Tell us about playing “Heroin.” You musically represented the lyrics so well, speeding up and slowing down, symbolizing the rush.
I loved playing that. When I first joined, they already had that song but were actually playing it like a folk song. Angus MacLise was their percussionist at that time, and he played bongos and stuff, which fit in with that style. I honestly don’t remember what caused the shift. Maybe me pounding on the drums the way I did. But I felt that what I played worked with the lyrics and the ominous mood.
Can you describe a typical gig early on? The liner notes on the first album give this impression of total sensory overload. That seems so different from today, with the age of in-ear monitor systems and digital sound.
Which sucks, in my opinion. In those days, when you’d go to a club, they might have three microphones for the whole band. For years there was never a mic for the drums, and no monitors. I used to stand to Lou’s right on stage. And once he blasted off, I couldn’t hear anybody else. It was like a wall went up. So I would just watch his mouth to see where he was in the song, because I couldn’t hear the vocal at all. And in my opinion, that made for much more interesting and realistic shows in those days—not just us, but everybody. I don’t know, I hate all this technology. I think it’s been really bad for music, at least for rock.
For example, in a situation where there’s a mic on everything, now you’re depending on the soundman to interpret how you want it to sound. So if your soundman likes a booming bass drum, that’s what you wind up with. And I’m very particular about how I want my band to sound, because it represents me. I don’t like a loud bass drum, so I don’t want the people in the audience to think I do.
How do you retain the benefits of a basic approach to music today?
Well, I’ve never been able to afford a studio where you have to put on a surgical mask to play. And playing in small clubs like my band does, they’re not loaded with equipment, though of course they have sound systems. But I’ve had times where I’ve said, “Just take the mic off the snare. It’s too loud.” In my opinion, everybody plays way too loud today.
On the Velvets tour it would have been a dream come true—and this still pisses me off that we didn’t do this—but my idea was that we go on stage with the same amps we had back then, or as close as possible. But of course we had to be high-tech. I really think the fans would have loved it, though.

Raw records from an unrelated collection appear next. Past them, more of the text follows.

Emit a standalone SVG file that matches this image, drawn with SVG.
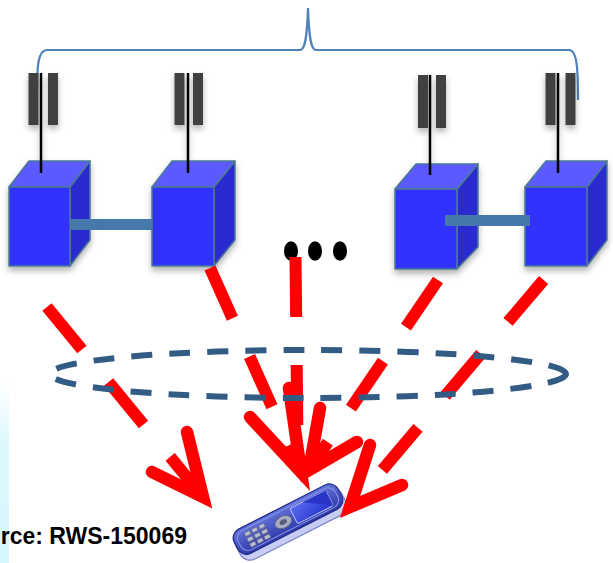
<svg xmlns="http://www.w3.org/2000/svg" width="613" height="563" viewBox="0 0 613 563">
  <style>
    .front { fill: #3333FF; stroke: #4B7A94; stroke-width: 1.5; stroke-linejoin: round; }
    .top { fill: #5A5AFF; stroke: #4B7A94; stroke-width: 1.5; stroke-linejoin: round; }
    .side { fill: #2B2BD0; stroke: #4B7A94; stroke-width: 1.5; stroke-linejoin: round; }
    .bar { fill: #404040; }
    .pole { stroke: #000; stroke-width: 2.5; }
    .link { fill: #4778AC; }
    .ray { stroke: #FF0000; stroke-width: 12; fill: none; stroke-linecap: butt; stroke-dasharray: 55 42; }
    .head { stroke: #FF0000; stroke-width: 12.5; fill: none; stroke-linecap: round; stroke-linejoin: miter; }
    .dot { fill: #000; }
    .label { font-family: "Liberation Sans", Arial, sans-serif; font-weight: bold; font-size: 23px; fill: #000; }
  </style>
  <defs>
    <filter id="shadow" x="-20%" y="-20%" width="140%" height="150%">
      <feDropShadow dx="0" dy="4" stdDeviation="3" flood-color="#000" flood-opacity="0.3"/>
    </filter>
    <linearGradient id="edgeTint" x1="0" y1="0" x2="0" y2="1">
      <stop offset="0" stop-color="#FFFFFF"/>
      <stop offset="0.35" stop-color="#DDF8FD"/>
      <stop offset="1" stop-color="#D6F6FC"/>
    </linearGradient>
    <linearGradient id="phoneFace" x1="0" y1="0" x2="0" y2="1">
      <stop offset="0" stop-color="#6474DE"/>
      <stop offset="1" stop-color="#2C38A6"/>
    </linearGradient>
    <linearGradient id="phoneScreen" x1="0" y1="0" x2="1" y2="1">
      <stop offset="0" stop-color="#5A6CF0"/>
      <stop offset="1" stop-color="#2233CC"/>
    </linearGradient>
  </defs>

  <rect width="613" height="563" fill="#FFFFFF"/>
  <rect x="0" y="380" width="9" height="183" fill="url(#edgeTint)"/>

  <!-- brace spanning the four sites -->
  <g id="cluster-brace">
    <path d="M37,92 C37,66 38,50 47,50 L300,50 C305,50 307,38 308,8 C309,38 311,50 316,50 L569,50 C577,50 578,68 578,100" fill="none" stroke="#4F81BD" stroke-width="2.2"/>
  </g>

  <!-- base stations -->
  <g id="bs1" filter="url(#shadow)">
    <polygon class="side" points="70,187 90,161 90,240 70,266"/>
    <polygon class="top" points="9,187 29,161 90,161 70,187"/>
    <rect class="front" x="9" y="187" width="61" height="79"/>
    <line class="pole" x1="41" y1="73" x2="41" y2="173"/>
    <rect class="bar" x="28.5" y="73" width="10" height="52"/>
    <rect class="bar" x="48" y="73" width="10" height="52"/>
  </g>
  <g id="bs2" filter="url(#shadow)">
    <polygon class="side" points="214,187 235,161 235,240 214,266"/>
    <polygon class="top" points="152,187 172,161 235,161 214,187"/>
    <rect class="front" x="152" y="187" width="62" height="79"/>
    <line class="pole" x1="188" y1="73" x2="188" y2="173"/>
    <rect class="bar" x="174.5" y="73" width="10" height="52"/>
    <rect class="bar" x="193" y="73" width="10" height="52"/>
  </g>
  <g id="bs3" filter="url(#shadow)">
    <polygon class="side" points="457,189 478,164 478,247 457,269"/>
    <polygon class="top" points="395,189 416,164 478,164 457,189"/>
    <rect class="front" x="395" y="189" width="62" height="80"/>
    <line class="pole" x1="430" y1="75" x2="430" y2="175"/>
    <rect class="bar" x="418" y="75" width="10" height="53"/>
    <rect class="bar" x="436" y="75" width="10" height="53"/>
  </g>
  <g id="bs4" filter="url(#shadow)">
    <polygon class="side" points="587,187 607,161 607,240 587,266"/>
    <polygon class="top" points="525,187 546,161 607,161 587,187"/>
    <rect class="front" x="525" y="187" width="62" height="79"/>
    <line class="pole" x1="558" y1="73" x2="558" y2="173"/>
    <rect class="bar" x="545.5" y="73" width="10" height="52"/>
    <rect class="bar" x="565.5" y="73" width="10" height="52"/>
  </g>

  <!-- ellipsis between the site pairs -->
  <g id="more-sites">
    <ellipse class="dot" cx="291" cy="251" rx="7" ry="9.8"/>
    <ellipse class="dot" cx="315" cy="251" rx="7" ry="9.8"/>
    <ellipse class="dot" cx="340" cy="251" rx="7" ry="9.8"/>
  </g>

  <!-- user equipment -->
  <g id="ue" transform="translate(290,522) rotate(-27)">
    <rect x="-59" y="-12" width="118" height="29" rx="11" fill="#C8CCF2" stroke="#7C85C8" stroke-width="1.2"/>
    <rect x="-59" y="-17" width="117" height="27" rx="10" fill="url(#phoneFace)" stroke="#1F2A8A" stroke-width="1.2"/>
    <rect x="-55" y="-14" width="109" height="21" rx="8" fill="none" stroke="#8C96E6" stroke-width="1"/>
    <rect x="6" y="-12" width="40" height="17" rx="2" fill="url(#phoneScreen)" stroke="#B8BEF2" stroke-width="1"/>
    <polygon points="20,-12 46,-12 46,5" fill="#2A36C8"/>
    <ellipse cx="-6" cy="-3" rx="9" ry="6" fill="#A8ABC4" stroke="#5E6280" stroke-width="1"/>
    <ellipse cx="-6" cy="-3" rx="4" ry="2.5" fill="#5A5E7A"/>
    <g fill="#B9BCD0" stroke="#676B88" stroke-width="0.8">
      <rect x="-46" y="-11" width="6" height="4" rx="1"/>
      <rect x="-38" y="-11" width="6" height="4" rx="1"/>
      <rect x="-30" y="-11" width="6" height="4" rx="1"/>
      <rect x="-46" y="-5" width="6" height="4" rx="1"/>
      <rect x="-38" y="-5" width="6" height="4" rx="1"/>
      <rect x="-30" y="-5" width="6" height="4" rx="1"/>
      <rect x="-46" y="1" width="6" height="4" rx="1"/>
      <rect x="-38" y="1" width="6" height="4" rx="1"/>
      <rect x="-30" y="1" width="6" height="4" rx="1"/>
    </g>
  </g>

  <!-- backhaul links and radio paths -->
  <g id="connectors">
    <rect class="link" x="70" y="219" width="82" height="11"/>
    <rect class="link" x="445" y="215" width="85" height="11"/>

    <line class="ray" x1="47" y1="307" x2="199" y2="492"/>
    <path class="head" d="M187,432 L203,497 L152,472"/>

    <line class="ray" x1="210" y1="268" x2="298" y2="465"/>
    <path class="head" d="M250,417 L301,472 L289,388"/>

    <line class="ray" x1="295.5" y1="257" x2="297.5" y2="440" style="stroke-dasharray: 60 48"/>

    <line class="ray" x1="438" y1="280" x2="313" y2="464" style="stroke-dasharray: 57 41"/>
    <path class="head" d="M320,408 L309,470 L357,442"/>

    <line class="ray" x1="543.6" y1="280" x2="355" y2="502"/>
    <path class="head" d="M370,445 L350,507 L402,485"/>
  </g>

  <!-- coverage area -->
  <g id="coverage">
    <ellipse cx="308" cy="374" rx="258" ry="24" fill="none" stroke="#335C85" stroke-width="6" stroke-dasharray="21 17"/>
  </g>

  <text class="label" x="187" y="544" text-anchor="end">rce: RWS-150069</text>
</svg>
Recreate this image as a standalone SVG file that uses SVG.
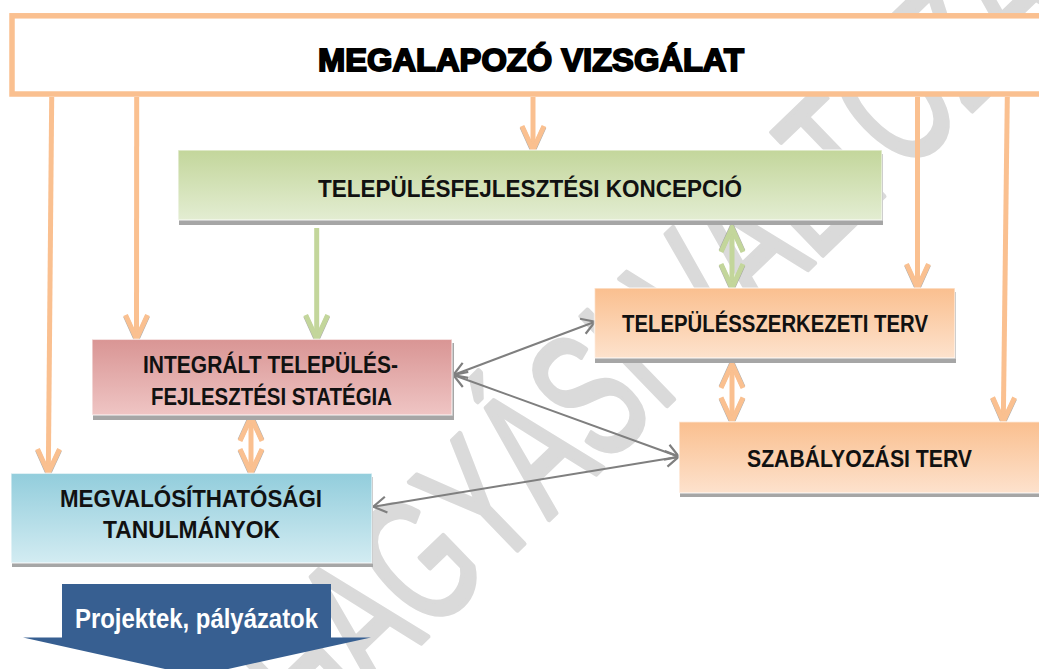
<svg xmlns="http://www.w3.org/2000/svg" width="1039" height="669" viewBox="0 0 1039 669">
<style>
.lbl{font-family:"Liberation Sans",Arial,sans-serif;font-weight:bold;fill:#111;text-anchor:middle}
.or{stroke:#fac090;stroke-width:5;fill:none}
.gr{stroke:#c3d69b;stroke-width:5;fill:none}
.cn{stroke:#7f7f7f;stroke-width:2;fill:none}
.shadow{fill:#a6a6a6}
.edge{stroke:#ffffff;stroke-opacity:0.6;stroke-width:1.5}
.wm{font-family:"Liberation Sans",Arial,sans-serif;font-size:180px;fill:#dadada;stroke:#dadada;stroke-width:5;stroke-linejoin:round}
</style>
<defs>
<linearGradient id="gGreen" x1="0" y1="0" x2="0" y2="1"><stop offset="0" stop-color="#c3d69b"/><stop offset="1" stop-color="#e3edd2"/></linearGradient>
<linearGradient id="gRed" x1="0" y1="0" x2="0" y2="1"><stop offset="0" stop-color="#d99594"/><stop offset="1" stop-color="#efc5c4"/></linearGradient>
<linearGradient id="gBlue" x1="0" y1="0" x2="0" y2="1"><stop offset="0" stop-color="#92cddc"/><stop offset="1" stop-color="#d3ecf2"/></linearGradient>
<linearGradient id="gOrange" x1="0" y1="0" x2="0" y2="1"><stop offset="0" stop-color="#fabf8f"/><stop offset="1" stop-color="#fde2cd"/></linearGradient>
<marker id="mOr" markerUnits="userSpaceOnUse" viewBox="-32 -16 40 32" refX="0" refY="0" markerWidth="40" markerHeight="32" orient="auto-start-reverse" overflow="visible">
<path d="M-23 -11 L1.5 0 L-23 11" fill="none" stroke="#8c8c8c" stroke-width="5" stroke-opacity="0.7"/>
<path d="M-24 -11 L0 0 L-24 11" fill="none" stroke="#fac090" stroke-width="5"/>
</marker>
<marker id="mGr" markerUnits="userSpaceOnUse" viewBox="-32 -16 40 32" refX="0" refY="0" markerWidth="40" markerHeight="32" orient="auto-start-reverse" overflow="visible">
<path d="M-23 -11 L1.5 0 L-23 11" fill="none" stroke="#8c8c8c" stroke-width="5" stroke-opacity="0.7"/>
<path d="M-24 -11 L0 0 L-24 11" fill="none" stroke="#c3d69b" stroke-width="5"/>
</marker>
<marker id="mCn" markerUnits="userSpaceOnUse" viewBox="-20 -12 24 24" refX="0" refY="0" markerWidth="24" markerHeight="24" orient="auto-start-reverse" overflow="visible">
<path d="M-13 -8 L0 0 L-13 8" fill="none" stroke="#7f7f7f" stroke-width="2.2"/>
</marker>
</defs>
<rect width="1039" height="669" fill="#ffffff"/>
<g id="watermark">
<text class="wm" transform="translate(97,956) rotate(-44) scale(0.64,1)" x="0" y="0">JÓVÁHAGYÁSI VÁLTOZAT</text>
</g>
<g id="connectors">
<line class="or" x1="51.7" y1="97" x2="48.3" y2="473" marker-end="url(#mOr)"/>
<line class="or" x1="136.7" y1="97" x2="136.5" y2="339" marker-end="url(#mOr)"/>
<line class="or" x1="533" y1="97" x2="533" y2="150" marker-end="url(#mOr)"/>
<line class="or" x1="917.5" y1="97" x2="917.5" y2="288" marker-end="url(#mOr)"/>
<line class="or" x1="1007.3" y1="97" x2="1003.3" y2="421.5" marker-end="url(#mOr)"/>
<line class="gr" x1="316.7" y1="228" x2="316.7" y2="339" marker-end="url(#mGr)"/>
<line class="gr" x1="732" y1="228" x2="732" y2="288" marker-start="url(#mGr)" marker-end="url(#mGr)"/>
<line class="or" x1="732" y1="364" x2="732" y2="421.5" marker-start="url(#mOr)" marker-end="url(#mOr)"/>
<line class="or" x1="251" y1="417" x2="251" y2="473" marker-start="url(#mOr)" marker-end="url(#mOr)"/>
<line class="cn" x1="453.3" y1="375" x2="595" y2="321.7" marker-start="url(#mCn)" marker-end="url(#mCn)"/>
<line class="cn" x1="453.3" y1="375" x2="679" y2="456.7" marker-start="url(#mCn)" marker-end="url(#mCn)"/>
<line class="cn" x1="373.3" y1="506.7" x2="679" y2="456.7" marker-start="url(#mCn)" marker-end="url(#mCn)"/>
</g>
<g id="megalapozo">
<rect x="12" y="15.8" width="1040" height="78.2" fill="#ffffff" stroke="#fac090" stroke-width="5.5"/>
<text class="lbl" x="531" y="71" font-size="31" textLength="426" lengthAdjust="spacingAndGlyphs" style="stroke:#000;stroke-width:1.8;fill:#000">MEGALAPOZÓ VIZSGÁLAT</text>
</g>
<g id="koncepcio">
<rect class="shadow" x="179" y="154" width="704" height="71"/>
<rect class="edge" x="178" y="150" width="704" height="70" fill="url(#gGreen)"/>
<text class="lbl" x="530" y="197" font-size="24" textLength="424" lengthAdjust="spacingAndGlyphs">TELEPÜLÉSFEJLESZTÉSI KONCEPCIÓ</text>
</g>
<g id="ites">
<rect class="shadow" x="93" y="343" width="361" height="77"/>
<rect class="edge" x="92" y="339.3" width="360" height="75.7" fill="url(#gRed)"/>
<text class="lbl" x="270.5" y="373" font-size="23.5" textLength="255" lengthAdjust="spacingAndGlyphs">INTEGRÁLT TELEPÜLÉS-</text>
<text class="lbl" x="271.5" y="405" font-size="23.5" textLength="241" lengthAdjust="spacingAndGlyphs">FEJLESZTÉSI STATÉGIA</text>
</g>
<g id="megvalosithatosagi">
<rect class="shadow" x="12" y="477" width="361" height="90"/>
<rect class="edge" x="11" y="473.3" width="361" height="89.7" fill="url(#gBlue)"/>
<text class="lbl" x="191" y="506.5" font-size="23.5" textLength="262" lengthAdjust="spacingAndGlyphs">MEGVALÓSÍTHATÓSÁGI</text>
<text class="lbl" x="191.5" y="538" font-size="23.5" textLength="177" lengthAdjust="spacingAndGlyphs">TANULMÁNYOK</text>
</g>
<g id="telepulesszerkezeti">
<rect class="shadow" x="595" y="292" width="361" height="71"/>
<rect class="edge" x="594.5" y="288" width="360.5" height="70" fill="url(#gOrange)"/>
<text class="lbl" x="775" y="331.7" font-size="24" textLength="306" lengthAdjust="spacingAndGlyphs">TELEPÜLÉSSZERKEZETI TERV</text>
</g>
<g id="szabalyozasi">
<rect class="shadow" x="680" y="426" width="370" height="71"/>
<rect class="edge" x="679" y="421.7" width="370" height="71.3" fill="url(#gOrange)"/>
<text class="lbl" x="859.5" y="466.7" font-size="24" textLength="225" lengthAdjust="spacingAndGlyphs">SZABÁLYOZÁSI TERV</text>
</g>
<g id="projektek">
<polygon points="62,584 331,584 331,637.5 371,637.5 196.5,676 23,637.5 62,637.5" fill="#375f91"/>
<text x="196.5" y="628" font-family="'Liberation Sans',Arial,sans-serif" font-weight="bold" font-size="27" fill="#ffffff" text-anchor="middle" textLength="243" lengthAdjust="spacingAndGlyphs">Projektek, pályázatok</text>
</g>
</svg>
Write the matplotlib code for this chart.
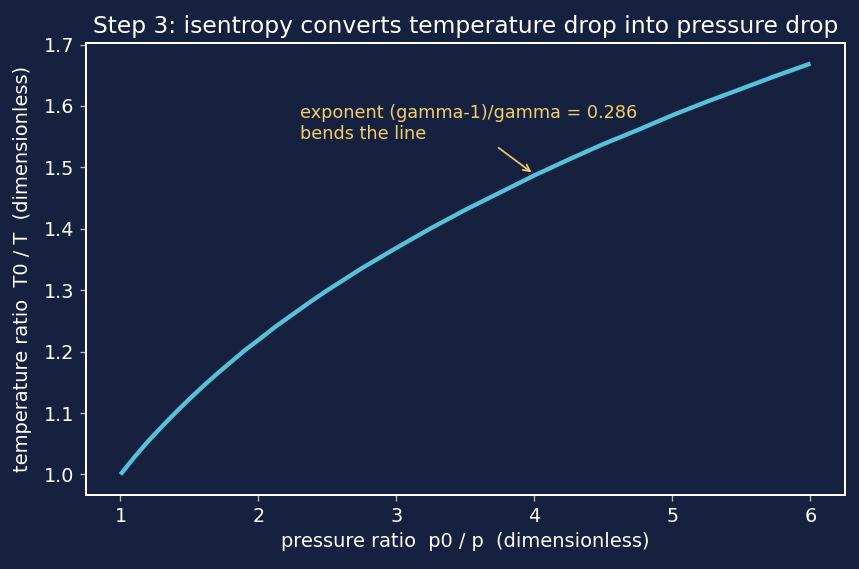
import matplotlib
matplotlib.use("Agg")
import matplotlib.pyplot as plt

# pressure ratio p0/p and temperature ratio T0/T
pressure_ratio = [1.0, 1.05, 1.1, 1.15, 1.2, 1.3, 1.4, 1.5, 1.6, 1.7, 1.8, 1.9,
                  2.0, 2.125, 2.25, 2.375, 2.5, 2.75, 3.0, 3.25, 3.5, 3.75,
                  4.0, 4.25, 4.5, 4.75, 5.0, 5.25, 5.5, 5.75, 6.0]
temperature_ratio = [1.000, 1.014, 1.028, 1.041, 1.054, 1.078, 1.101, 1.123, 1.144,
                     1.164, 1.183, 1.202, 1.219, 1.241, 1.261, 1.281, 1.300,
                     1.336, 1.369, 1.401, 1.431, 1.459, 1.487, 1.513, 1.538, 1.561,
                     1.585, 1.607, 1.628, 1.649, 1.669]

BG = "#15213f"
LINE = "#56c1d9"
NOTE = "#f2cf6a"

fig = plt.figure(figsize=(859 / 120, 569 / 120), dpi=120, facecolor=BG)
ax = fig.add_axes([0.1001, 0.130, 0.8836, 0.7944], facecolor=BG)

ax.plot(pressure_ratio, temperature_ratio, color=LINE, linewidth=2.6,
        solid_joinstyle="round", solid_capstyle="butt")

ax.text(2.3, 1.603, "exponent (gamma-1)/gamma = 0.286\nbends the line",
        color=NOTE, fontsize=10.6, va="top", ha="left")
ax.annotate("", xy=(3.978, 1.492), xytext=(3.739, 1.532),
            arrowprops=dict(arrowstyle="->", color=NOTE, lw=1,
                            shrinkA=0, shrinkB=0))

ax.set_title("Step 3: isentropy converts temperature drop into pressure drop",
             color="white", fontsize=14)
ax.set_xlabel("pressure ratio  p0 / p  (dimensionless)", color="white", fontsize=11.6)
ax.set_ylabel("temperature ratio  T0 / T  (dimensionless)", color="white",
              fontsize=11.6, labelpad=7)
ax.set_xticks([1, 2, 3, 4, 5, 6])
ax.set_yticks([1.0, 1.1, 1.2, 1.3, 1.4, 1.5, 1.6, 1.7])
ax.tick_params(colors="#bbbbbb", labelcolor="white", labelsize=11.5)
for s in ax.spines.values():
    s.set_color("white")
    s.set_linewidth(1.2)

fig.savefig("out.png", dpi=120, facecolor=BG)
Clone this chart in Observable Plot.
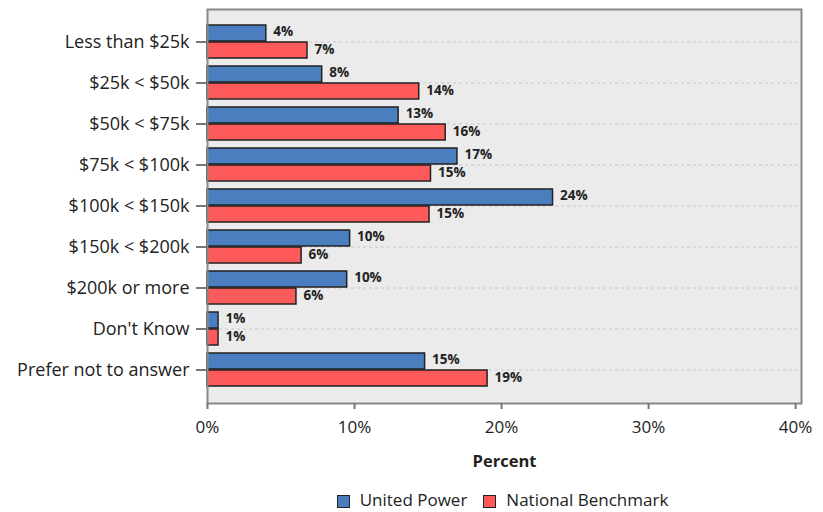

Are there any new artists you enjoy?
Not much. [laughs] When I listen to music, I listen to old stuff. Bo Diddley, of course. Little Richard, girl groups, all that stuff from the late ’50s through the mid-’60s—the Beatles, the Stones’ first three albums. I also love the Violent Femmes. I think their drummer, Victor DeLorenzo, is wonderful. I like Jonathan Richman very much. Half Japanese. One new band I really like is the Raveonettes—no pretensions, really interesting.
What do you think your personal influence has been?
I think it’s on kids who are more into music—the ones who are more likely to listen to older stuff, like, “I like this person…what did he listen to”? I get fan mail from twelve-year-olds, fourteen-year-olds, saying, “I love the Velvets, I really like your playing,” things like that. And on tour there are many young people who say things like, “I started playing drums because of you.” To me that’s a great reward.